Think I shocked the whole office that I will be away for so long. For all the talk of covering officers, the plan somehow never extended to my position. And now they are stuck in an emergency situation which I think they are floundering over now even as I type. Can't say I feel apologetic though. I am enjoying myself, with no worries about deadlines, Finance Circular requirements etc. Wonders that a break can bestow.

Due to this abnormally big ulcer, my mum has proclaimed that although I may be earning an amount that may not be commensurated with my level of experience, this shouldn't mean that I need to sell my life to the job. Cos at the end of the day, if I am sick, only I myself will suffer from the pain etc, and not the firm. Again, she reminded me that no one is indispensable, and that I jolly well should know where to draw the line. Working 12-hrs everyday is no joke and even a robot can break down, much less a human (and not a very strong one at that).

Which brings me to my point that since I am not hankering after a promotion and/or I (or rather my parents) can afford to feed myself for a prolonged period of time without a job, why am I so IRRATIONALLY responsible and taking everything that is thrown onto my lap? In fact, that cannot be considered responsible, but plain STUPIDITY.

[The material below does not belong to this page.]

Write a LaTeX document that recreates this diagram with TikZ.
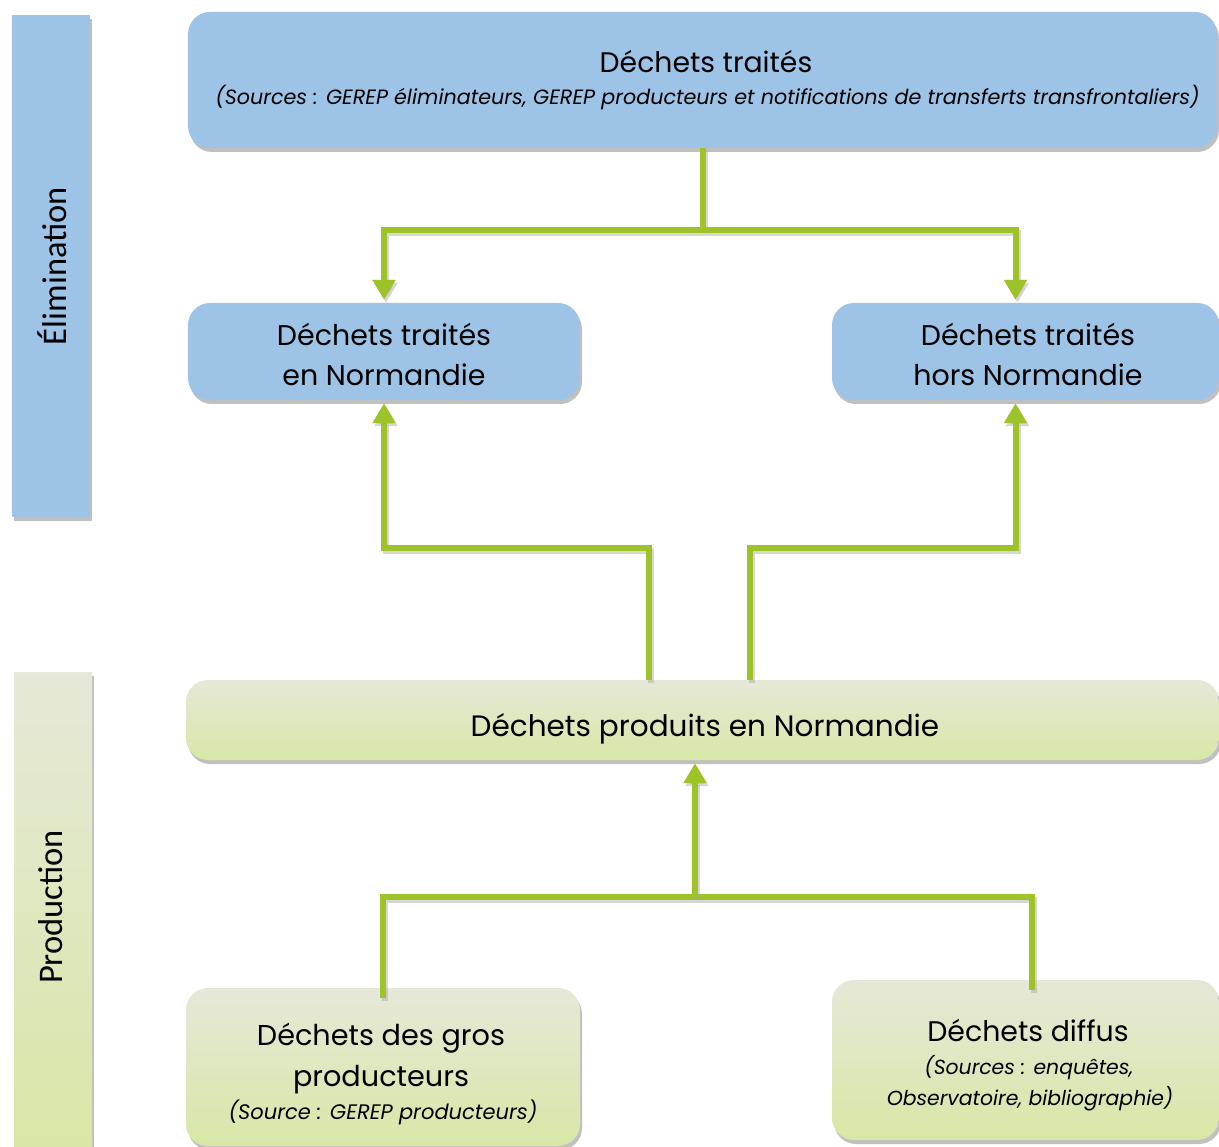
\documentclass[tikz,border=0pt]{standalone}
\usepackage{fontspec}
\setmainfont{Poppins}
\newfontfamily\sidefont{Carlito}
\usetikzlibrary{arrows.meta,shadows}
\definecolor{boxblue}{RGB}{157,195,230}
\definecolor{flowgreen}{RGB}{158,195,40}
\definecolor{palegreen}{RGB}{230,232,216}
\definecolor{limegreen}{RGB}{216,231,166}
\begin{document}
\begin{tikzpicture}[x=1pt,y=-1pt,
  boxshadow/.style={drop shadow={shadow xshift=2pt,shadow yshift=-4pt,opacity=0.35,fill=black!70}},
  bluebox/.style={boxshadow,fill=boxblue,draw=none,rounded corners=22pt,inner sep=0pt},
  greenbox/.style={boxshadow,top color=palegreen,bottom color=limegreen,draw=none,rounded corners=22pt,inner sep=0pt},
  sidebar/.style={boxshadow,draw=none,inner sep=0pt},
  sidetxt/.style={rotate=90,font=\sidefont\fontsize{34.5}{40}\selectfont},
  boxtxt/.style={inner sep=0pt,align=center,font=\fontsize{#1}{40}\selectfont},
  srctxt/.style={inner sep=0pt,font=\itshape\fontsize{#1}{30}\selectfont},
  conn/.style={draw=flowgreen,line width=6pt,line join=miter,
    preaction={draw=black!35,opacity=0.45,line width=6pt,transform canvas={shift={(2pt,-3pt)}}}},
  arr/.style={conn,-{Triangle[width=22pt,length=20pt]},shorten >=3pt}]
\useasboundingbox[fill=white] (0,0) rectangle (1219,1147);

% side bars
\node[sidebar,fill=boxblue,minimum width=78pt,minimum height=502pt] (elim) at (51,266) {};
\node[sidebar,top color=palegreen,bottom color=limegreen,minimum width=78pt,minimum height=480pt] (prodbar) at (53,912) {};
\node[sidetxt] (elimlbl) at (52,266) {Élimination};
\node[sidetxt] (prodlbl) at (51,907) {Production};

% treated waste
\node[bluebox,minimum width=1029pt,minimum height=136pt] (top) at (702.5,80) {};
\node[boxtxt=28.3] (toptitle) at ([xshift=3.5pt,yshift=18pt]top.center) {Déchets traités};
\node[srctxt=20.7] (topsrc) at ([xshift=5pt,yshift=-18pt]top.center)
  {(Sources : GEREP éliminateurs, GEREP producteurs et notifications de transferts transfrontaliers)};

\node[bluebox,minimum width=392pt,minimum height=97pt] (ml) at (384,351.5) {};
\node[boxtxt=28.5] (mltxt) at ([yshift=-2.5pt]ml.center) {Déchets traités\\en Normandie};
\node[bluebox,minimum width=387pt,minimum height=97pt] (mr) at (1025.5,351.5) {};
\node[boxtxt=28.5] (mrtxt) at ([xshift=2.5pt,yshift=-2.5pt]mr.center) {Déchets traités\\hors Normandie};

% produced waste
\node[greenbox,minimum width=1033pt,minimum height=80pt] (prod) at (702.5,720) {};
\node[boxtxt=29.5] (prodtxt) at ([xshift=2.5pt,yshift=-8.5pt]prod.center) {Déchets produits en Normandie};

\node[greenbox,minimum width=394pt,minimum height=158pt] (bl) at (383,1067) {};
\node[boxtxt=28.7] (bl1) at ([xshift=-2pt,yshift=29pt]bl.center) {Déchets des gros};
\node[boxtxt=28.7] (bl2) at ([xshift=-2pt,yshift=-13pt]bl.center) {producteurs};
\node[srctxt=21] (bl3) at ([yshift=-45.5pt]bl.center) {(Source : GEREP producteurs)};

\node[greenbox,minimum width=387pt,minimum height=160pt] (br) at (1025.5,1060) {};
\node[boxtxt=28.4] (br1) at ([xshift=2.5pt,yshift=29pt]br.center) {Déchets diffus};
\node[srctxt=20.4] (br2) at ([xshift=3.5pt,yshift=-8pt]br.center) {(Sources : enquêtes,};
\node[srctxt=20.4] (br3) at ([xshift=4.5pt,yshift=-39pt]br.center) {Observatoire, bibliographie)};

% junctions
\coordinate (j1) at (702.5,230);
\coordinate (j3) at (695,897);
\coordinate (pl) at ([xshift=-53.5pt]prod.north);
\coordinate (pr) at ([xshift=47.5pt]prod.north);

% treated waste split
\draw[conn] (top.south) -- (j1);
\draw[arr] (j1) -| (ml.north);
\draw[arr] (j1) -| ([xshift=-10pt]mr.north);

% produced waste going to treatment
\draw[arr] (pl) -- ++(0,-132) -| (ml.south);
\draw[arr] (pr) -- ++(0,-132) -| ([xshift=-10pt]mr.south);

% sources of produced waste
\draw[conn] ([yshift=-10pt]bl.north) |- (j3) -| ([xshift=6.5pt,yshift=-10pt]br.north);
\draw[arr] (j3) -- ([xshift=-7.5pt]prod.south);
\end{tikzpicture}
\end{document}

Now, even my body is protesting about the way I have been treating it (Remember that 5-cent ulcer? Not being kua zhang here, but it's really TT big.) Hence, my conclusion: I need to let go more...and when the time is up, I should go. If I can't meet their requirements, so be it. I am human after all, and it's time that they wake up to this fact. Maybe I am just realising this fact myself after experiencing the searing shots of pain into my brain over the past 5 days.

Speaking of which, the ulcer must heal itself within 1 week, if not it may signal something worse.